··· DATA SEGMENT

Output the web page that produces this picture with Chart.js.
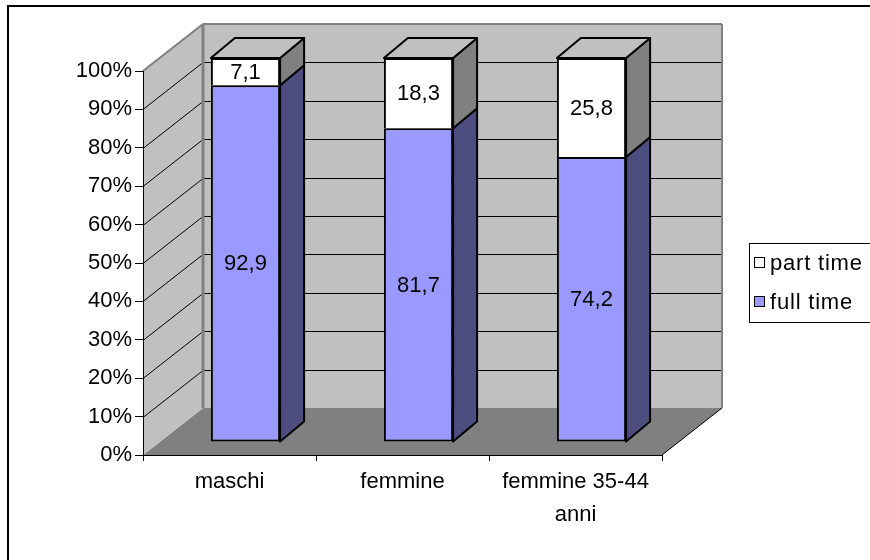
<!DOCTYPE html>
<html>
<head>
<meta charset="utf-8">
<title>full time / part time</title>
<script src="https://cdn.jsdelivr.net/npm/chart.js@4/dist/chart.umd.min.js"></script>
<style>
  html, body { margin: 0; padding: 0; background: #fff; }
  #wrap { width: 870px; height: 560px; }
</style>
</head>
<body>
<div id="wrap"><canvas id="c" width="870" height="560"></canvas></div>
<script>
// ---- data ----
const categories = ['maschi', 'femmine', ['femmine 35-44', 'anni']];
const fullTime = [92.9, 81.7, 74.2];
const partTime = [7.1, 18.3, 25.8];
const seriesNames = ['full time', 'part time'];
const yTickStep = 10;

// ---- look ----
const FONT = "'Liberation Sans', Arial, sans-serif";
const WALL = { dx: 60, dy: -47 };       // depth of the box (walls and floor)
const BAR_FRONT = { dx: 16, dy: -13 };  // offset of the bars' front faces
const BAR_DEPTH = { dx: 24, dy: -20 };  // thickness of the bars
const COLORS = {
  full: { front: '#9999FF', side: '#4D4D80', top: '#7373BF' },
  part: { front: '#FFFFFF', side: '#808080', top: '#C0C0C0' }
};

function poly(ctx, pts) {
  ctx.beginPath();
  ctx.moveTo(pts[0][0], pts[0][1]);
  for (let i = 1; i < pts.length; i++) ctx.lineTo(pts[i][0], pts[i][1]);
  ctx.closePath();
}
function seg(ctx, x1, y1, x2, y2) {
  ctx.beginPath(); ctx.moveTo(x1, y1); ctx.lineTo(x2, y2); ctx.stroke();
}
const fmt = v => v.toFixed(1).replace('.', ',');

const box3d = {
  id: 'box3d',
  beforeDraw(chart) {
    const { ctx, chartArea: a, scales: { y } } = chart;
    const L = a.left, R = a.right, T = a.top, B = a.bottom;
    const bx = WALL.dx, by = WALL.dy;
    ctx.save();
    // outer frame
    ctx.strokeStyle = '#000'; ctx.lineWidth = 2;
    ctx.strokeRect(8, 6, 900, 600);

    // floor
    ctx.fillStyle = '#808080';
    poly(ctx, [[L, B], [L + bx, B + by], [R + bx, B + by], [R, B]]);
    ctx.fill();
    // back wall
    ctx.fillStyle = '#C0C0C0';
    poly(ctx, [[L + bx, T + by], [R + bx, T + by], [R + bx, B + by], [L + bx, B + by]]);
    ctx.fill();
    // side wall
    poly(ctx, [[L, T], [L + bx, T + by], [L + bx, B + by], [L, B]]);
    ctx.fill();

    // gridlines on both walls
    ctx.strokeStyle = '#000'; ctx.lineWidth = 1;
    y.ticks.forEach(t => {
      if (t.value <= y.min || t.value >= y.max) return;
      const py = Math.round(y.getPixelForValue(t.value)) + 0.5;
      seg(ctx, L, py, L + bx, py + by);
      seg(ctx, L + bx, py + by, R + bx, py + by);
    });

    // wall edges
    ctx.strokeStyle = '#808080'; ctx.lineWidth = 2;
    seg(ctx, L, T, L + bx, T + by);
    seg(ctx, L + bx, T + by, R + bx, T + by);
    seg(ctx, R + bx, T + by, R + bx, B + by);
    ctx.lineWidth = 3;
    seg(ctx, L + bx, T + by, L + bx, B + by);
    ctx.strokeStyle = '#000'; ctx.lineWidth = 1;
    seg(ctx, R, B, R + bx, B + by);
    ctx.restore();
  },
  beforeDatasetsDraw(chart) {
    chart.ctx.save();
    chart.ctx.translate(BAR_FRONT.dx, BAR_FRONT.dy);
  },
  afterDatasetsDraw(chart) {
    const ctx = chart.ctx;
    const dx = BAR_DEPTH.dx, dy = BAR_DEPTH.dy;
    const metas = chart.getSortedVisibleDatasetMetas();
    const topMost = {};
    metas.forEach(meta => meta.data.forEach((bar, i) => {
      const p = bar.getProps(['y', 'base'], true);
      const t = Math.min(p.y, p.base);
      if (!(i in topMost) || t < topMost[i].t) topMost[i] = { t, meta };
    }));
    ctx.strokeStyle = '#000'; ctx.lineWidth = 2; ctx.lineJoin = 'round';
    metas.forEach(meta => {
      const ds = chart.data.datasets[meta.index];
      meta.data.forEach((bar, i) => {
        const p = bar.getProps(['x', 'y', 'base', 'width'], true);
        const l = p.x - p.width / 2, r = p.x + p.width / 2;
        const top = Math.min(p.y, p.base), bot = Math.max(p.y, p.base);
        ctx.fillStyle = ds.sideColor;
        poly(ctx, [[r, top], [r + dx, top + dy], [r + dx, bot + dy], [r, bot]]);
        ctx.fill(); ctx.stroke();
        if (topMost[i].meta === meta) {
          ctx.fillStyle = ds.topColor;
          poly(ctx, [[l, top], [l + dx, top + dy], [r + dx, top + dy], [r, top]]);
          ctx.fill(); ctx.stroke();
        }
      });
    });
    // value labels on the front faces
    ctx.fillStyle = '#000';
    ctx.font = '22px ' + FONT;
    ctx.textAlign = 'center'; ctx.textBaseline = 'middle';
    metas.forEach(meta => {
      const ds = chart.data.datasets[meta.index];
      meta.data.forEach((bar, i) => {
        const p = bar.getProps(['x', 'y', 'base'], true);
        ctx.fillText(fmt(ds.data[i]), p.x, (p.y + p.base) / 2 + 1);
      });
    });
    ctx.restore();
  },
  afterDraw(chart) {
    const ctx = chart.ctx;
    ctx.save();
    ctx.strokeStyle = '#000'; ctx.lineWidth = 1;
    ctx.strokeRect(749.5, 243.5, 200, 79);
    ctx.font = '22px ' + FONT;
    ctx.textAlign = 'left'; ctx.textBaseline = 'middle';
    ctx.letterSpacing = '0.8px';
    const items = chart.data.datasets.slice().reverse();
    items.forEach((ds, k) => {
      const cy = 263 + k * 39;
      ctx.fillStyle = ds.backgroundColor;
      ctx.fillRect(754.5, cy - 5.5, 10, 10);
      ctx.strokeRect(754.5, cy - 5.5, 10, 10);
      ctx.fillStyle = '#000';
      ctx.fillText(ds.label, 770, cy + 1);
    });
    ctx.restore();
  }
};

Chart.defaults.color = '#000';
Chart.defaults.font.family = FONT;

new Chart(document.getElementById('c'), {
  type: 'bar',
  data: {
    labels: categories,
    datasets: [
      {
        label: seriesNames[0], data: fullTime,
        backgroundColor: COLORS.full.front, sideColor: COLORS.full.side, topColor: COLORS.full.top,
        borderColor: '#000', borderWidth: 2, borderSkipped: false
      },
      {
        label: seriesNames[1], data: partTime,
        backgroundColor: COLORS.part.front, sideColor: COLORS.part.side, topColor: COLORS.part.top,
        borderColor: '#000', borderWidth: 2, borderSkipped: 'start'
      }
    ]
  },
  options: {
    responsive: false,
    animation: false,
    devicePixelRatio: 1,
    layout: { padding: { left: 0, top: 71, right: 208, bottom: 0 } },
    datasets: { bar: { categoryPercentage: 1, barPercentage: 0.4 } },
    plugins: { legend: { display: false }, tooltip: { enabled: false } },
    scales: {
      x: {
        stacked: true,
        grid: { drawOnChartArea: false, color: '#000', tickLength: 6, offset: true },
        border: { color: '#000', width: 1 },
        ticks: { font: { size: 22, lineHeight: 1.5 }, padding: 4, maxRotation: 0, autoSkip: false },
        afterFit(s) { s.height = 105; }
      },
      y: {
        stacked: true, min: 0, max: 100,
        grid: { drawOnChartArea: false, color: '#000', tickLength: 8 },
        border: { color: '#000', width: 1 },
        ticks: { stepSize: yTickStep, font: { size: 22 }, padding: 3, callback: v => v + '%' },
        afterFit(s) { s.width = 143; }
      }
    }
  },
  plugins: [box3d]
});
</script>
</body>
</html>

······

▸ **WHAT YOU NEED TO DO**
Extract the full listing exactly, with the pictures left out.

▸ **TASK SOLUTION**
Output the web page that produces this picture with Chart.js.
<!DOCTYPE html>
<html>
<head>
<meta charset="utf-8">
<title>full time / part time</title>
<script src="https://cdn.jsdelivr.net/npm/chart.js@4/dist/chart.umd.min.js"></script>
<style>
  html, body { margin: 0; padding: 0; background: #fff; }
  #wrap { width: 870px; height: 560px; }
</style>
</head>
<body>
<div id="wrap"><canvas id="c" width="870" height="560"></canvas></div>
<script>
// ---- data ----
const categories = ['maschi', 'femmine', ['femmine 35-44', 'anni']];
const fullTime = [92.9, 81.7, 74.2];
const partTime = [7.1, 18.3, 25.8];
const seriesNames = ['full time', 'part time'];
const yTickStep = 10;

// ---- look ----
const FONT = "'Liberation Sans', Arial, sans-serif";
const WALL = { dx: 60, dy: -47 };       // depth of the box (walls and floor)
const BAR_FRONT = { dx: 16, dy: -13 };  // offset of the bars' front faces
const BAR_DEPTH = { dx: 24, dy: -20 };  // thickness of the bars
const COLORS = {
  full: { front: '#9999FF', side: '#4D4D80', top: '#7373BF' },
  part: { front: '#FFFFFF', side: '#808080', top: '#C0C0C0' }
};

function poly(ctx, pts) {
  ctx.beginPath();
  ctx.moveTo(pts[0][0], pts[0][1]);
  for (let i = 1; i < pts.length; i++) ctx.lineTo(pts[i][0], pts[i][1]);
  ctx.closePath();
}
function seg(ctx, x1, y1, x2, y2) {
  ctx.beginPath(); ctx.moveTo(x1, y1); ctx.lineTo(x2, y2); ctx.stroke();
}
const fmt = v => v.toFixed(1).replace('.', ',');

const box3d = {
  id: 'box3d',
  beforeDraw(chart) {
    const { ctx, chartArea: a, scales: { y } } = chart;
    const L = a.left, R = a.right, T = a.top, B = a.bottom;
    const bx = WALL.dx, by = WALL.dy;
    ctx.save();
    // outer frame
    ctx.strokeStyle = '#000'; ctx.lineWidth = 2;
    ctx.strokeRect(8, 6, 900, 600);

    // floor
    ctx.fillStyle = '#808080';
    poly(ctx, [[L, B], [L + bx, B + by], [R + bx, B + by], [R, B]]);
    ctx.fill();
    // back wall
    ctx.fillStyle = '#C0C0C0';
    poly(ctx, [[L + bx, T + by], [R + bx, T + by], [R + bx, B + by], [L + bx, B + by]]);
    ctx.fill();
    // side wall
    poly(ctx, [[L, T], [L + bx, T + by], [L + bx, B + by], [L, B]]);
    ctx.fill();

    // gridlines on both walls
    ctx.strokeStyle = '#000'; ctx.lineWidth = 1;
    y.ticks.forEach(t => {
      if (t.value <= y.min || t.value >= y.max) return;
      const py = Math.round(y.getPixelForValue(t.value)) + 0.5;
      seg(ctx, L, py, L + bx, py + by);
      seg(ctx, L + bx, py + by, R + bx, py + by);
    });

    // wall edges
    ctx.strokeStyle = '#808080'; ctx.lineWidth = 2;
    seg(ctx, L, T, L + bx, T + by);
    seg(ctx, L + bx, T + by, R + bx, T + by);
    seg(ctx, R + bx, T + by, R + bx, B + by);
    ctx.lineWidth = 3;
    seg(ctx, L + bx, T + by, L + bx, B + by);
    ctx.strokeStyle = '#000'; ctx.lineWidth = 1;
    seg(ctx, R, B, R + bx, B + by);
    ctx.restore();
  },
  beforeDatasetsDraw(chart) {
    chart.ctx.save();
    chart.ctx.translate(BAR_FRONT.dx, BAR_FRONT.dy);
  },
  afterDatasetsDraw(chart) {
    const ctx = chart.ctx;
    const dx = BAR_DEPTH.dx, dy = BAR_DEPTH.dy;
    const metas = chart.getSortedVisibleDatasetMetas();
    const topMost = {};
    metas.forEach(meta => meta.data.forEach((bar, i) => {
      const p = bar.getProps(['y', 'base'], true);
      const t = Math.min(p.y, p.base);
      if (!(i in topMost) || t < topMost[i].t) topMost[i] = { t, meta };
    }));
    ctx.strokeStyle = '#000'; ctx.lineWidth = 2; ctx.lineJoin = 'round';
    metas.forEach(meta => {
      const ds = chart.data.datasets[meta.index];
      meta.data.forEach((bar, i) => {
        const p = bar.getProps(['x', 'y', 'base', 'width'], true);
        const l = p.x - p.width / 2, r = p.x + p.width / 2;
        const top = Math.min(p.y, p.base), bot = Math.max(p.y, p.base);
        ctx.fillStyle = ds.sideColor;
        poly(ctx, [[r, top], [r + dx, top + dy], [r + dx, bot + dy], [r, bot]]);
        ctx.fill(); ctx.stroke();
        if (topMost[i].meta === meta) {
          ctx.fillStyle = ds.topColor;
          poly(ctx, [[l, top], [l + dx, top + dy], [r + dx, top + dy], [r, top]]);
          ctx.fill(); ctx.stroke();
        }
      });
    });
    // value labels on the front faces
    ctx.fillStyle = '#000';
    ctx.font = '22px ' + FONT;
    ctx.textAlign = 'center'; ctx.textBaseline = 'middle';
    metas.forEach(meta => {
      const ds = chart.data.datasets[meta.index];
      meta.data.forEach((bar, i) => {
        const p = bar.getProps(['x', 'y', 'base'], true);
        ctx.fillText(fmt(ds.data[i]), p.x, (p.y + p.base) / 2 + 1);
      });
    });
    ctx.restore();
  },
  afterDraw(chart) {
    const ctx = chart.ctx;
    ctx.save();
    ctx.strokeStyle = '#000'; ctx.lineWidth = 1;
    ctx.strokeRect(749.5, 243.5, 200, 79);
    ctx.font = '22px ' + FONT;
    ctx.textAlign = 'left'; ctx.textBaseline = 'middle';
    ctx.letterSpacing = '0.8px';
    const items = chart.data.datasets.slice().reverse();
    items.forEach((ds, k) => {
      const cy = 263 + k * 39;
      ctx.fillStyle = ds.backgroundColor;
      ctx.fillRect(754.5, cy - 5.5, 10, 10);
      ctx.strokeRect(754.5, cy - 5.5, 10, 10);
      ctx.fillStyle = '#000';
      ctx.fillText(ds.label, 770, cy + 1);
    });
    ctx.restore();
  }
};

Chart.defaults.color = '#000';
Chart.defaults.font.family = FONT;

new Chart(document.getElementById('c'), {
  type: 'bar',
  data: {
    labels: categories,
    datasets: [
      {
        label: seriesNames[0], data: fullTime,
        backgroundColor: COLORS.full.front, sideColor: COLORS.full.side, topColor: COLORS.full.top,
        borderColor: '#000', borderWidth: 2, borderSkipped: false
      },
      {
        label: seriesNames[1], data: partTime,
        backgroundColor: COLORS.part.front, sideColor: COLORS.part.side, topColor: COLORS.part.top,
        borderColor: '#000', borderWidth: 2, borderSkipped: 'start'
      }
    ]
  },
  options: {
    responsive: false,
    animation: false,
    devicePixelRatio: 1,
    layout: { padding: { left: 0, top: 71, right: 208, bottom: 0 } },
    datasets: { bar: { categoryPercentage: 1, barPercentage: 0.4 } },
    plugins: { legend: { display: false }, tooltip: { enabled: false } },
    scales: {
      x: {
        stacked: true,
        grid: { drawOnChartArea: false, color: '#000', tickLength: 6, offset: true },
        border: { color: '#000', width: 1 },
        ticks: { font: { size: 22, lineHeight: 1.5 }, padding: 4, maxRotation: 0, autoSkip: false },
        afterFit(s) { s.height = 105; }
      },
      y: {
        stacked: true, min: 0, max: 100,
        grid: { drawOnChartArea: false, color: '#000', tickLength: 8 },
        border: { color: '#000', width: 1 },
        ticks: { stepSize: yTickStep, font: { size: 22 }, padding: 3, callback: v => v + '%' },
        afterFit(s) { s.width = 143; }
      }
    }
  },
  plugins: [box3d]
});
</script>
</body>
</html>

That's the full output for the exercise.